• Goal: In the data that follows, count the lines in which the word "this" occurs, and report that figure alone.

[BEGIN Information given]

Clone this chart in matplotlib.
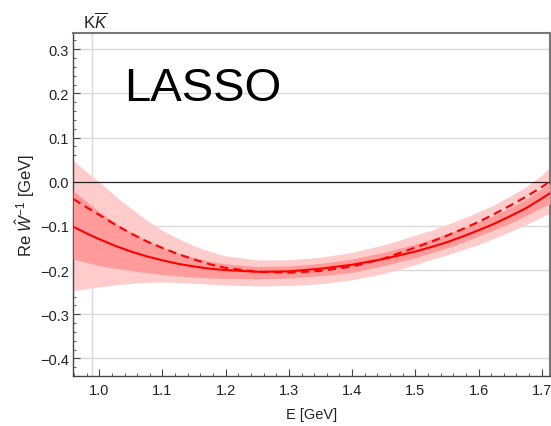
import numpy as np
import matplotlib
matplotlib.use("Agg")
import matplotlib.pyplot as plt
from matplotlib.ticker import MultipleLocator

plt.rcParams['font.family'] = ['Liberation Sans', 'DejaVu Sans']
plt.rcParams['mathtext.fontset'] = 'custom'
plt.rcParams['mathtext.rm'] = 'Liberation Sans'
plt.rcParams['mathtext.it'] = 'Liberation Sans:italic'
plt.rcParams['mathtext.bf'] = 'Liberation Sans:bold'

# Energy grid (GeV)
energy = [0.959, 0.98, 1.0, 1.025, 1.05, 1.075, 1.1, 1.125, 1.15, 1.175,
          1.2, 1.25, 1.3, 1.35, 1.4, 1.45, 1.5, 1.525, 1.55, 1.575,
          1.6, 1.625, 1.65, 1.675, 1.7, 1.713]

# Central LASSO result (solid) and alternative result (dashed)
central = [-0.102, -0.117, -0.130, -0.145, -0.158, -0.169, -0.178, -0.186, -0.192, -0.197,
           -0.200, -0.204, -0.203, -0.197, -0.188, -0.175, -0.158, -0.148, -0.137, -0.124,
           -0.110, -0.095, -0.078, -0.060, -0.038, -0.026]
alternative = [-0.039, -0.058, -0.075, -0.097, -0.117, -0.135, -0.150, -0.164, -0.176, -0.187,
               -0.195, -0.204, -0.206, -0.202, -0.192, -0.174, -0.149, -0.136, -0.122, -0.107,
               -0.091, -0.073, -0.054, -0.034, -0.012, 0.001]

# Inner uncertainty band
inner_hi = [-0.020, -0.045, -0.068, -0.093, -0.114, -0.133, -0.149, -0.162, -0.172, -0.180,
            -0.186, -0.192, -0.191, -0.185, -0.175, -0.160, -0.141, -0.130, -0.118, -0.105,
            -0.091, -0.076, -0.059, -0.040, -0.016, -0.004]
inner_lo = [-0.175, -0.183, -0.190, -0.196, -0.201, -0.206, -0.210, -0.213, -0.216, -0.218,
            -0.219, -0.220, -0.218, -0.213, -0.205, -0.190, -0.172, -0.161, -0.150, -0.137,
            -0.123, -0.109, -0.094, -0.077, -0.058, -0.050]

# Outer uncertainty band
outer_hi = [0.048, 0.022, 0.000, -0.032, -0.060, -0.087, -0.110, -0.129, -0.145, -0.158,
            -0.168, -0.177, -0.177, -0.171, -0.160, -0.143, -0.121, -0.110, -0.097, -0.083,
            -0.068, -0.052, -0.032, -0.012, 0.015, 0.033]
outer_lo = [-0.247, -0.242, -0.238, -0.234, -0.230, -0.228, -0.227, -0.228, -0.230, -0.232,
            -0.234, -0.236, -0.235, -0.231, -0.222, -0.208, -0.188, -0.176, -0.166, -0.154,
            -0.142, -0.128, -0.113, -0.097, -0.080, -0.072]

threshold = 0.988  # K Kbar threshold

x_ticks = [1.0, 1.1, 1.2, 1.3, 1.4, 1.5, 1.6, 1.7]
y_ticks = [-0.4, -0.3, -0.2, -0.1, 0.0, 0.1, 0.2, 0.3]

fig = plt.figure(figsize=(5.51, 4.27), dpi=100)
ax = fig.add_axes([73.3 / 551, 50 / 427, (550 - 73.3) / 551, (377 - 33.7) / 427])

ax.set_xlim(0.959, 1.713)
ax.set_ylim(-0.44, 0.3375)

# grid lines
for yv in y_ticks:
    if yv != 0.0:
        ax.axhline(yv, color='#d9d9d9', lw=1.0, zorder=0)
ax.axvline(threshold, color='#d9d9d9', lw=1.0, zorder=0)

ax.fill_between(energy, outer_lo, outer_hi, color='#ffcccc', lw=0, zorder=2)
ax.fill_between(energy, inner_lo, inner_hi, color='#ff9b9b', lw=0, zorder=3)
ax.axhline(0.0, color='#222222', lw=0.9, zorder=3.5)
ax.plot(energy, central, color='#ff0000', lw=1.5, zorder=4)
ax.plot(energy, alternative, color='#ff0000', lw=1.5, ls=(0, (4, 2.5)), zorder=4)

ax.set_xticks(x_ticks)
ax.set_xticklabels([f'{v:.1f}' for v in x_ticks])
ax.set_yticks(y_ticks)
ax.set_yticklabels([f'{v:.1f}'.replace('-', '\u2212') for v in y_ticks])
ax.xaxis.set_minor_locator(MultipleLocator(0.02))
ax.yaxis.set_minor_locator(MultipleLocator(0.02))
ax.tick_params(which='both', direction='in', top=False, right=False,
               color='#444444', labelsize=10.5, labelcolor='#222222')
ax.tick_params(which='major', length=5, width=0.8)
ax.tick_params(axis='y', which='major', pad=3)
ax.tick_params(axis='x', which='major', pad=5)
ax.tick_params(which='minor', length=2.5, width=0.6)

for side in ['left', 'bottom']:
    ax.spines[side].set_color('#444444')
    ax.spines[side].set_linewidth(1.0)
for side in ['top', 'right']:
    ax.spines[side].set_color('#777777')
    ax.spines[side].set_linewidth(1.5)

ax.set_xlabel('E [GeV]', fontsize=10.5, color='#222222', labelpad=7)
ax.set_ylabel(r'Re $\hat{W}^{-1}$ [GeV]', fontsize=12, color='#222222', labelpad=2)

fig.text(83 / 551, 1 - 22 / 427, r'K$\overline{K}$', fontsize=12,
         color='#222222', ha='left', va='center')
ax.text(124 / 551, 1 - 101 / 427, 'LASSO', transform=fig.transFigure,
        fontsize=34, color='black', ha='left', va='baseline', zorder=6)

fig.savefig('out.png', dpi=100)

[END Information given]
[BEGIN Information given]

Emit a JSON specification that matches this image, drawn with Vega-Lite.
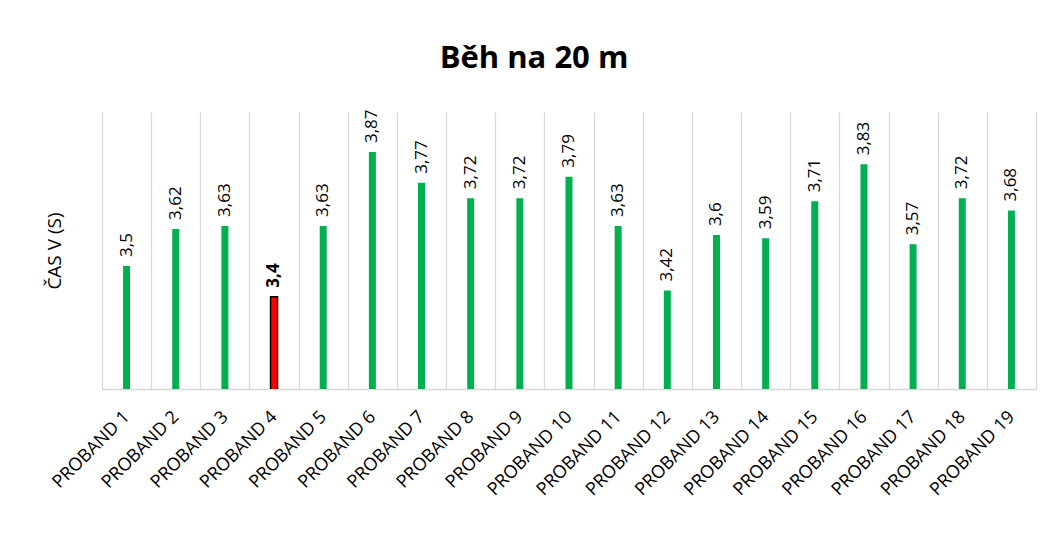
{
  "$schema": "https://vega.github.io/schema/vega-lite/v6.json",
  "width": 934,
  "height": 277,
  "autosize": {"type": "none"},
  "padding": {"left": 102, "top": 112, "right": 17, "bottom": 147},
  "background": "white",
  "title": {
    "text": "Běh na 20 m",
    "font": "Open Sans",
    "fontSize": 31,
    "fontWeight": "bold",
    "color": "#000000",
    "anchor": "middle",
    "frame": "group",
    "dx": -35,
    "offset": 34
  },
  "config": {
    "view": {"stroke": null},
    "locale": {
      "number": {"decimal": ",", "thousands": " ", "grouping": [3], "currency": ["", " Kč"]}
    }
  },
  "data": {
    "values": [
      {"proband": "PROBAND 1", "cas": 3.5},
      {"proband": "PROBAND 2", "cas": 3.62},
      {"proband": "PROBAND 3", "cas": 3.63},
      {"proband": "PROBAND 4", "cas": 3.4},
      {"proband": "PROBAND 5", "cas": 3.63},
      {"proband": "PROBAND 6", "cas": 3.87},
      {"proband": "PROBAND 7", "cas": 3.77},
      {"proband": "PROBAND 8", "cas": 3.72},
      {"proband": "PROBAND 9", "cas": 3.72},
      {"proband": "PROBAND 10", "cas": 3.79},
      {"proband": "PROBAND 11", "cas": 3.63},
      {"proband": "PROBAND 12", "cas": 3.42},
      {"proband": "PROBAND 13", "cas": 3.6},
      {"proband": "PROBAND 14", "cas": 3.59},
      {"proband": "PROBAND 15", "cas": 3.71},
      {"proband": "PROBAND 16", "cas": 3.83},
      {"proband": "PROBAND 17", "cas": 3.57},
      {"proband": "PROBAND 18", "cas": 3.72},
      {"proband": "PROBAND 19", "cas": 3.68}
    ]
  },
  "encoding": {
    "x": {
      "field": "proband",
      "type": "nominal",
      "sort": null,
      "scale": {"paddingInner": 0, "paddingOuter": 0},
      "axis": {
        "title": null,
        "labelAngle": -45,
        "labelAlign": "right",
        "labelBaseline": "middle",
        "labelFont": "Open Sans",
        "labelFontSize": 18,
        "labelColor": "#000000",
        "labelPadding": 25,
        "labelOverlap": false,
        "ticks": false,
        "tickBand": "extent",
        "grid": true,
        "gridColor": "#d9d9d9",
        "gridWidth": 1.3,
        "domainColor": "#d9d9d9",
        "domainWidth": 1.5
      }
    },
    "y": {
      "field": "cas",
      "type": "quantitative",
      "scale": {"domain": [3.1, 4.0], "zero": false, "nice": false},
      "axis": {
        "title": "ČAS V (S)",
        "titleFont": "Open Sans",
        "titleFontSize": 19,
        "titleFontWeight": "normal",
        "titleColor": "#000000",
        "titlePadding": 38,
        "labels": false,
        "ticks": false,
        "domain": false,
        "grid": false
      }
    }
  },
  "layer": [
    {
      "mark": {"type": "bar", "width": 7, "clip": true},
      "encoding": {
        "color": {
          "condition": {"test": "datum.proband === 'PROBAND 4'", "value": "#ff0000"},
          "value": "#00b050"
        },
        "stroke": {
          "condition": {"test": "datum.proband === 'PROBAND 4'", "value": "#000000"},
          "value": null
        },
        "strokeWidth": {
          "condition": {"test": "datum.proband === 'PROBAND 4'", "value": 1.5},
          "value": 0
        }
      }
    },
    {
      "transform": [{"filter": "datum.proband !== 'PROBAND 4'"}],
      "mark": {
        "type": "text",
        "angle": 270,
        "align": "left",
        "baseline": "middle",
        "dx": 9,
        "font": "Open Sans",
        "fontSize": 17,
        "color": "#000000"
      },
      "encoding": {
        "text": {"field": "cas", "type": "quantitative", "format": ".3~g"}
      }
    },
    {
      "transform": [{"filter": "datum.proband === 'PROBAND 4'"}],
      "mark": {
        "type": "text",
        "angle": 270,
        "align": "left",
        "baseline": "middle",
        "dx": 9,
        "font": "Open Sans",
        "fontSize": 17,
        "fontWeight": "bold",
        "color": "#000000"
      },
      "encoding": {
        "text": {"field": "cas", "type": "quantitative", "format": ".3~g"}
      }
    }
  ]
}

[END Information given]

• Output of the task: 2